►
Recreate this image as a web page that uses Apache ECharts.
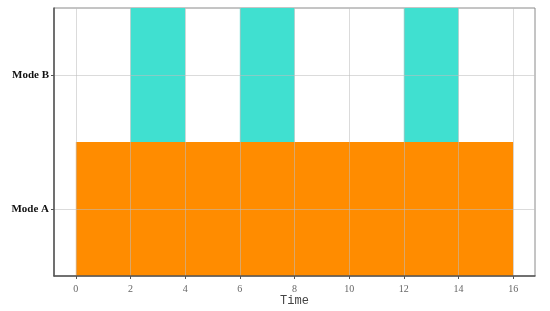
<!DOCTYPE html>
<html>
<head>
<meta charset="utf-8">
<script src="https://cdn.jsdelivr.net/npm/echarts@6/dist/echarts.min.js"></script>
<style>
  html, body { margin: 0; padding: 0; background: #fff; }
  #chart { width: 550px; height: 311px; }
</style>
</head>
<body>
<div id="chart"></div>
<script>
  // modes on the y axis, bottom to top
  const modes = ['Mode A', 'Mode B']
  // each interval: [mode index, start time, end time]
  const modeA = [[0, 0, 16]]
  const modeB = [[1, 2, 4], [1, 6, 8], [1, 12, 14]]
  const timeTicks = [0, 2, 4, 6, 8, 10, 12, 14, 16]
  const modeTicks = [0, 1]

  const colors = ['#FF8C00', '#40E0D0']

  function renderSpan(params, api) {
    const cat = api.value(0)
    const p0 = api.coord([api.value(1), cat])
    const p1 = api.coord([api.value(2), cat])
    const h = api.size([0, 1])[1]
    return {
      type: 'rect',
      shape: { x: p0[0], y: p0[1] - h / 2, width: p1[0] - p0[0], height: h },
      style: { fill: api.visual('color') }
    }
  }

  const gridLine = { color: 'rgba(190,190,190,0.55)', width: 1 }

  const chart = echarts.init(document.getElementById('chart'))
  chart.setOption({
    animation: false,
    grid: {
      left: 54, right: 15, top: 8, bottom: 35,
      outerBoundsMode: 'none',
      show: true, borderColor: '#8a8a8a', borderWidth: 1
    },
    xAxis: {
      type: 'value',
      min: -0.8,
      max: 16.8,
      z: 5,
      name: 'Time',
      nameLocation: 'middle',
      nameGap: 19,
      nameMoveOverlap: false,
      nameTextStyle: { fontFamily: 'Liberation Mono', fontSize: 12, color: '#444' },
      axisLine: { show: true, onZero: false, lineStyle: { color: '#555', width: 1.5 } },
      axisTick: { show: true, length: 3, lineStyle: { color: '#555' }, customValues: timeTicks },
      axisLabel: { color: '#666', fontFamily: 'Liberation Serif', fontSize: 10, margin: 8,
        customValues: timeTicks },
      splitLine: { show: true, lineStyle: gridLine, customValues: timeTicks }
    },
    yAxis: {
      type: 'value',
      min: -0.5,
      max: 1.5,
      z: 5,
      axisLine: { show: true, onZero: false, lineStyle: { color: '#555', width: 1.5 } },
      axisTick: { show: true, length: 3, lineStyle: { color: '#555' }, customValues: modeTicks },
      axisLabel: { color: '#111', fontFamily: 'Liberation Serif', fontWeight: 'bold',
        fontSize: 11, margin: 5, customValues: modeTicks,
        formatter: v => modes[v] },
      splitLine: { show: true, lineStyle: gridLine, customValues: modeTicks }
    },
    series: [
      {
        name: 'Mode A', type: 'custom', renderItem: renderSpan,
        itemStyle: { color: colors[0] },
        encode: { x: [1, 2], y: 0 },
        data: modeA
      },
      {
        name: 'Mode B', type: 'custom', renderItem: renderSpan,
        itemStyle: { color: colors[1] },
        encode: { x: [1, 2], y: 0 },
        data: modeB
      }
    ]
  })
</script>
</body>
</html>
◄
• _Directions for this task_:
Leave out any pictures, please, and quote only the lines from the top of the data through the line that contains "color: 'rgba(190,190,190,0.55)', width: 1".

• _Task output_:
Recreate this image as a web page that uses Apache ECharts.
<!DOCTYPE html>
<html>
<head>
<meta charset="utf-8">
<script src="https://cdn.jsdelivr.net/npm/echarts@6/dist/echarts.min.js"></script>
<style>
  html, body { margin: 0; padding: 0; background: #fff; }
  #chart { width: 550px; height: 311px; }
</style>
</head>
<body>
<div id="chart"></div>
<script>
  // modes on the y axis, bottom to top
  const modes = ['Mode A', 'Mode B']
  // each interval: [mode index, start time, end time]
  const modeA = [[0, 0, 16]]
  const modeB = [[1, 2, 4], [1, 6, 8], [1, 12, 14]]
  const timeTicks = [0, 2, 4, 6, 8, 10, 12, 14, 16]
  const modeTicks = [0, 1]

  const colors = ['#FF8C00', '#40E0D0']

  function renderSpan(params, api) {
    const cat = api.value(0)
    const p0 = api.coord([api.value(1), cat])
    const p1 = api.coord([api.value(2), cat])
    const h = api.size([0, 1])[1]
    return {
      type: 'rect',
      shape: { x: p0[0], y: p0[1] - h / 2, width: p1[0] - p0[0], height: h },
      style: { fill: api.visual('color') }
    }
  }

  const gridLine = { color: 'rgba(190,190,190,0.55)', width: 1 }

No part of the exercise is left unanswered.